Thursday, August 24, 2006

Yet Another Thing That Can't Be Brought on an Airplane

I caught this little tidbit on the news the other day kiddies. If you've heard this one already, don't spoil it for the others.

Seems a certain Madin Azad Amin was stopped by airport officials after x-rays revealed what looked to be a grenade inside one of his bags.

When asked by officials about the item Mr. Azad Amin made the regrettable decision of telling the officers the item was, in fact, a bomb.

Okay...on to the punchline. What did Mr. Azad Amin really have in his suitcase? Why a penis pump of course.

Of course it's company policy never to imply ownership in the event of a penis pump... always use the indefinite article a penis pump, never your penis pump.

Now looking past the obvious question of whether or not a penis pump is one of those don't-leave-home-without-it type items, one has to question why a man who did take one into an airport would tell security officials it's actually a bomb. The decision has to be called even further into question when you consider the man's name. Madin Azad Amin? Let's face it, that is a name that gives off a strong whiff of ain't-from-around-here. Why would Mr. Azad Amin have done this?

Well the alternative would have been admitting to his traveling partner, Madin's dear old mother, that he was in fact packing a penis pump device.
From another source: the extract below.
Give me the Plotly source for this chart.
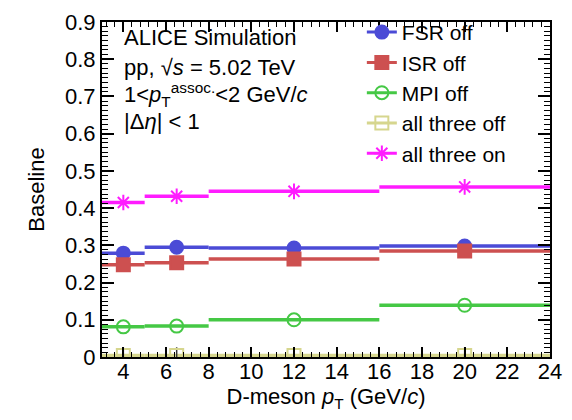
import plotly.graph_objects as go

# ---- data ----
bin_lo = [3, 5, 8, 16]
bin_hi = [5, 8, 16, 24]
centers = [4, 6.5, 12, 20]

fsr_off = [0.279, 0.295, 0.293, 0.298]
isr_off = [0.248, 0.253, 0.263, 0.285]
mpi_off = [0.081, 0.083, 0.100, 0.139]
all_off = [0.004, 0.004, 0.004, 0.004]
all_off_err = [0.022, 0.022, 0.022, 0.022]
all_on = [0.415, 0.432, 0.445, 0.457]

series = [
    ("FSR off", fsr_off, "#4b4bd6", "circle", None),
    ("ISR off", isr_off, "#cd5050", "square", None),
    ("MPI off", mpi_off, "#45c845", "circle-open", None),
    ("all three off", all_off, "#d6d68e", "square-open", all_off_err),
    ("all three on", all_on, "#ff1cff", "asterisk-open", None),
]

FONT = "Liberation Sans, Arial, Helvetica, sans-serif"
MSIZE = 13
FS = 22

fig = go.Figure()
for name, vals, col, sym, err in series:
    # horizontal bin-width segments
    xs, ys = [], []
    for lo, hi, v in zip(bin_lo, bin_hi, vals):
        xs += [lo, hi, None]
        ys += [v, v, None]
    fig.add_trace(go.Scatter(x=xs, y=ys, mode="lines", showlegend=False,
                             line=dict(color=col, width=3.5),
                             hoverinfo="skip"))
    # markers at bin centres (isolated points, so no connecting lines)
    mx, my, me = [], [], []
    for i, (c, v) in enumerate(zip(centers, vals)):
        mx += [c, None]
        my += [v, None]
        me += [(err[i] if err else 0), 0]
    tr = dict(
        x=mx, y=my, name=name, mode="lines+markers",
        line=dict(color=col, width=3),
        marker=dict(symbol=sym, size=MSIZE, color=col,
                    line=dict(color=col, width=2)),
        connectgaps=False,
    )
    if err:
        tr["error_y"] = dict(type="data", array=me, visible=True,
                             color="#333333", thickness=1.5, width=0)
    fig.add_trace(go.Scatter(**tr))

fig.update_layout(
    width=572, height=420,
    margin=dict(l=102, r=14, t=10, b=63),
    paper_bgcolor="white", plot_bgcolor="white",
    font=dict(family=FONT, size=FS, color="black"),
    showlegend=True,
    legend=dict(
        x=0.58, y=1.03, xanchor="left", yanchor="top",
        bgcolor="rgba(0,0,0,0)", font=dict(size=21),
        itemsizing="trace", tracegroupgap=0,
    ),
)

fig.update_xaxes(
    range=[3, 24], tickmode="linear", tick0=0, dtick=2,
    showgrid=False, zeroline=False,
    showline=True, linecolor="black", linewidth=2, mirror="allticks",
    ticks="inside", ticklen=10, tickwidth=1.5, tickcolor="black",
    minor=dict(ticks="inside", ticklen=5, dtick=0.4, tick0=0,
               tickcolor="black", tickwidth=1.2, showgrid=False),
    ticklabelstandoff=-6,
    title=dict(text="D-meson <i>p</i><sub>T</sub> (GeV/<i>c</i>)",
               font=dict(size=FS), standoff=0),
    tickfont=dict(size=FS),
)
fig.update_yaxes(
    range=[0, 0.9], tickmode="linear", tick0=0, dtick=0.1,
    showgrid=False, zeroline=False,
    showline=True, linecolor="black", linewidth=2, mirror="allticks",
    ticks="inside", ticklen=12, tickwidth=1.5, tickcolor="black",
    minor=dict(ticks="inside", ticklen=6, dtick=0.0125, tick0=0,
               tickcolor="black", tickwidth=1.2, showgrid=False),
    title=dict(text="Baseline", font=dict(size=FS), standoff=14),
    tickfont=dict(size=FS),
)

notes = [
    ("ALICE Simulation", 0.955),
    ("pp, \u221a<i>s</i> = 5.02 TeV", 0.865),
    ("1&lt;<i>p</i><sub>T</sub><sup>assoc.</sup>&lt;2 GeV/<i>c</i>", 0.784),
    ("|\u0394<i>\u03b7</i>| &lt; 1", 0.702),
]
for txt, yy in notes:
    fig.add_annotation(text=txt, x=0.045, y=yy, xref="paper", yref="paper",
                       xanchor="left", yanchor="middle", showarrow=False,
                       font=dict(size=FS, family=FONT, color="black"))

fig.write_html("out.html")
[Editor's Note: It is unknown if the penis pump was Swedish made.]

Hindsight being 20/20 and all, I'm thinking Madin should have just fessed up. He now faces felony disorderly conduct charges and is looking at a possible three years in the pokey...where I'm guessing his ability, or inability as the case may be, to get it up will have no effect on his love life.

I think it also worth mentioning that even if Mr. Azad Amin ever went the way of jihad and secured his place in paradise....he's going to find it difficult to satisfy all those virgins waiting for him.

Excuse me Mr. Officer, do I have to check my blow-up doll or can I buy her a ticket?

JeffRey

1 Comments:

Blogger Nicole said...

What's ironic is that you can bring a gel bra and "personal lubricant" (read: KY jelly) on an airplane, but not orthopedic shoe insoles.
Which proves that the Mile-High Club had a better lobbyist than the American Association of Orthopedists.